Give a verbatim copy of the lines below, minus the pictures.
═══
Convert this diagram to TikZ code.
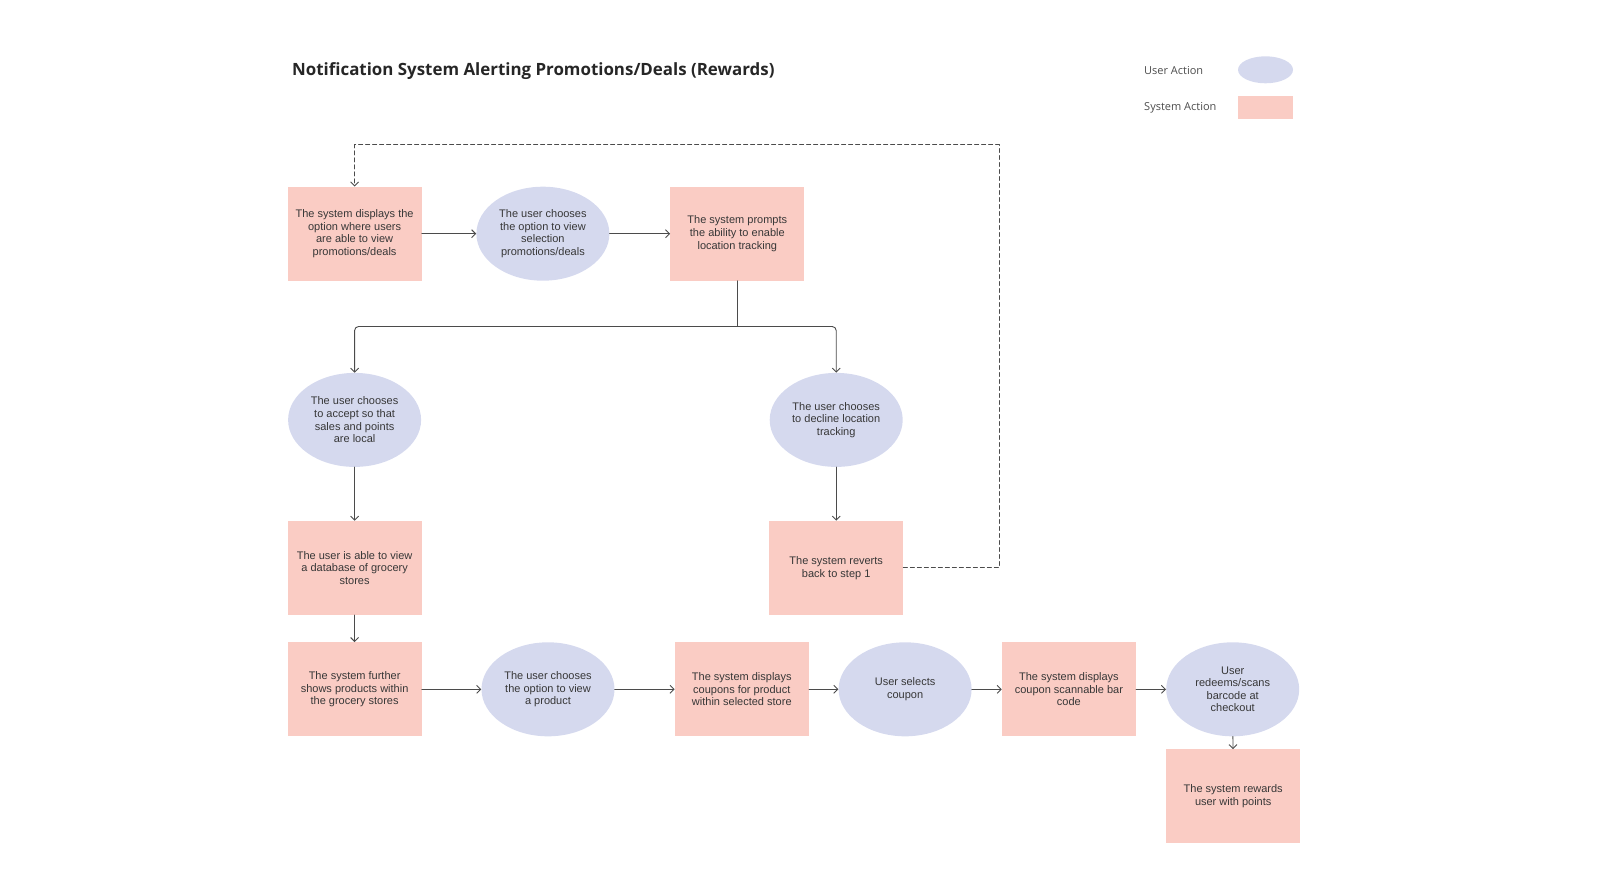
\documentclass[tikz,border=0pt]{standalone}
\usepackage{fontspec}
\setmainfont{Liberation Sans}
\newfontfamily\headfont{Open Sans}
\usetikzlibrary{arrows.meta, shapes.geometric}

\definecolor{sysfill}{RGB}{250,204,196}
\definecolor{userfill}{RGB}{213,217,238}
\definecolor{txtgray}{RGB}{55,55,55}
\definecolor{linegray}{RGB}{75,75,75}

\tikzset{
  sysbox/.style={rectangle, fill=sysfill, minimum width=134pt, minimum height=94pt,
    inner sep=0pt, align=center, text=txtgray, font=\fontsize{11}{12.6}\selectfont},
  userbox/.style={ellipse, fill=userfill, minimum width=133pt, minimum height=94pt,
    inner sep=0pt, align=center, text=txtgray, font=\fontsize{11}{12.6}\selectfont},
  flow/.style={->, draw=linegray, line width=0.9pt},
  loopback/.style={->, draw=linegray, line width=0.9pt, dash pattern=on 4pt off 3pt},
  legendtext/.style={anchor=west, inner sep=0pt, text=black!70, font=\headfont\fontsize{11}{13}\selectfont},
}

\begin{document}
\begin{tikzpicture}[line cap=round,line join=round,>={Straight Barb[length=4pt,width=8pt]},x=1pt,y=-1pt]
\useasboundingbox (0,0) rectangle (1600,886);

% title and legend
\node[anchor=west, inner sep=0pt, text=black!85, font=\headfont\bfseries\fontsize{16.9}{20}\selectfont] (title) at (292,71)
  {Notification System Alerting Promotions/Deals (Rewards)};
\node[legendtext] (userlbl) at (1144,70.5) {User Action};
\node[legendtext] (syslbl) at (1144,107.5) {System Action};
\node[ellipse, fill=userfill, minimum width=55pt, minimum height=27pt, inner sep=0pt] (userkey) at (1265.5,69.8) {};
\node[rectangle, fill=sysfill, minimum width=55pt, minimum height=23pt, inner sep=0pt] (syskey) at (1265.5,107) {};

% top row
\node[sysbox] (showopt) at (354.6,233.7) {The system displays the\\option where users\\are able to view\\promotions/deals};
\node[userbox] (viewsel) at (542.9,233.7) {The user chooses\\the option to view\\selection\\promotions/deals};
\node[sysbox] (prompt) at (737.3,233.7) {The system prompts\\the ability to enable\\location tracking};

% branches
\node[userbox] (accept) at (354.6,419.9) {The user chooses\\to accept so that\\sales and points\\are local};
\node[userbox] (decline) at (836.2,419.9) {The user chooses\\to decline location\\tracking};
\node[sysbox] (database) at (354.6,567.9) {The user is able to view\\a database of grocery\\stores};
\node[sysbox] (revert) at (836.2,567.9) {The system reverts\\back to step 1};

% bottom row
\node[sysbox] (products) at (354.6,689.3) {The system further\\shows products within\\the grocery stores};
\node[userbox] (viewprod) at (548.0,689.3) {The user chooses\\the option to view\\a product};
\node[sysbox] (coupons) at (741.8,689.3) {The system displays\\coupons for product\\within selected store};
\node[userbox] (select) at (905.1,689.3) {User selects\\coupon};
\node[sysbox] (barcode) at (1068.9,689.3) {The system displays\\coupon scannable bar\\code};
\node[userbox] (redeem) at (1232.7,689.3) {User\\redeems/scans\\barcode at\\checkout};
\node[sysbox] (reward) at (1233.2,796.4) {The system rewards\\user with points};

\coordinate (split) at (737.3,326.5);
\coordinate (backA) at (999,567.9);
\coordinate (backB) at (999,144.9);
\coordinate (backC) at (354.6,144.9);

\draw[flow] (showopt) -- (viewsel);
\draw[flow] (viewsel) -- (prompt);
\draw[draw=linegray, line width=0.9pt] (prompt.south) -- (split);
\draw[flow, rounded corners=4pt] (split) -| (accept.north);
\draw[flow, rounded corners=4pt] (split) -| (decline.north);
\draw[flow] (accept) -- (database);
\draw[flow] (decline) -- (revert);
\draw[flow] (database) -- (products);
\draw[flow] (products) -- (viewprod);
\draw[flow] (viewprod) -- (coupons);
\draw[flow] (coupons) -- (select);
\draw[flow] (select) -- (barcode);
\draw[flow] (barcode) -- (redeem);
\draw[flow] (redeem) -- (reward);
\draw[loopback] (revert.east) -- (backA) -- (backB) -- (backC) -- (showopt.north);
\end{tikzpicture}
\end{document}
═══
OUTPUT BELOW:
Convert this diagram to TikZ code.
\documentclass[tikz,border=0pt]{standalone}
\usepackage{fontspec}
\setmainfont{Liberation Sans}
\newfontfamily\headfont{Open Sans}
\usetikzlibrary{arrows.meta, shapes.geometric}

\definecolor{sysfill}{RGB}{250,204,196}
\definecolor{userfill}{RGB}{213,217,238}
\definecolor{txtgray}{RGB}{55,55,55}
\definecolor{linegray}{RGB}{75,75,75}

\tikzset{
  sysbox/.style={rectangle, fill=sysfill, minimum width=134pt, minimum height=94pt,
    inner sep=0pt, align=center, text=txtgray, font=\fontsize{11}{12.6}\selectfont},
  userbox/.style={ellipse, fill=userfill, minimum width=133pt, minimum height=94pt,
    inner sep=0pt, align=center, text=txtgray, font=\fontsize{11}{12.6}\selectfont},
  flow/.style={->, draw=linegray, line width=0.9pt},
  loopback/.style={->, draw=linegray, line width=0.9pt, dash pattern=on 4pt off 3pt},
  legendtext/.style={anchor=west, inner sep=0pt, text=black!70, font=\headfont\fontsize{11}{13}\selectfont},
}

\begin{document}
\begin{tikzpicture}[line cap=round,line join=round,>={Straight Barb[length=4pt,width=8pt]},x=1pt,y=-1pt]
\useasboundingbox (0,0) rectangle (1600,886);

% title and legend
\node[anchor=west, inner sep=0pt, text=black!85, font=\headfont\bfseries\fontsize{16.9}{20}\selectfont] (title) at (292,71)
  {Notification System Alerting Promotions/Deals (Rewards)};
\node[legendtext] (userlbl) at (1144,70.5) {User Action};
\node[legendtext] (syslbl) at (1144,107.5) {System Action};
\node[ellipse, fill=userfill, minimum width=55pt, minimum height=27pt, inner sep=0pt] (userkey) at (1265.5,69.8) {};
\node[rectangle, fill=sysfill, minimum width=55pt, minimum height=23pt, inner sep=0pt] (syskey) at (1265.5,107) {};

% top row
\node[sysbox] (showopt) at (354.6,233.7) {The system displays the\\option where users\\are able to view\\promotions/deals};
\node[userbox] (viewsel) at (542.9,233.7) {The user chooses\\the option to view\\selection\\promotions/deals};
\node[sysbox] (prompt) at (737.3,233.7) {The system prompts\\the ability to enable\\location tracking};

% branches
\node[userbox] (accept) at (354.6,419.9) {The user chooses\\to accept so that\\sales and points\\are local};
\node[userbox] (decline) at (836.2,419.9) {The user chooses\\to decline location\\tracking};
\node[sysbox] (database) at (354.6,567.9) {The user is able to view\\a database of grocery\\stores};
\node[sysbox] (revert) at (836.2,567.9) {The system reverts\\back to step 1};

% bottom row
\node[sysbox] (products) at (354.6,689.3) {The system further\\shows products within\\the grocery stores};
\node[userbox] (viewprod) at (548.0,689.3) {The user chooses\\the option to view\\a product};
\node[sysbox] (coupons) at (741.8,689.3) {The system displays\\coupons for product\\within selected store};
\node[userbox] (select) at (905.1,689.3) {User selects\\coupon};
\node[sysbox] (barcode) at (1068.9,689.3) {The system displays\\coupon scannable bar\\code};
\node[userbox] (redeem) at (1232.7,689.3) {User\\redeems/scans\\barcode at\\checkout};
\node[sysbox] (reward) at (1233.2,796.4) {The system rewards\\user with points};

\coordinate (split) at (737.3,326.5);
\coordinate (backA) at (999,567.9);
\coordinate (backB) at (999,144.9);
\coordinate (backC) at (354.6,144.9);

\draw[flow] (showopt) -- (viewsel);
\draw[flow] (viewsel) -- (prompt);
\draw[draw=linegray, line width=0.9pt] (prompt.south) -- (split);
\draw[flow, rounded corners=4pt] (split) -| (accept.north);
\draw[flow, rounded corners=4pt] (split) -| (decline.north);
\draw[flow] (accept) -- (database);
\draw[flow] (decline) -- (revert);
\draw[flow] (database) -- (products);
\draw[flow] (products) -- (viewprod);
\draw[flow] (viewprod) -- (coupons);
\draw[flow] (coupons) -- (select);
\draw[flow] (select) -- (barcode);
\draw[flow] (barcode) -- (redeem);
\draw[flow] (redeem) -- (reward);
\draw[loopback] (revert.east) -- (backA) -- (backB) -- (backC) -- (showopt.north);
\end{tikzpicture}
\end{document}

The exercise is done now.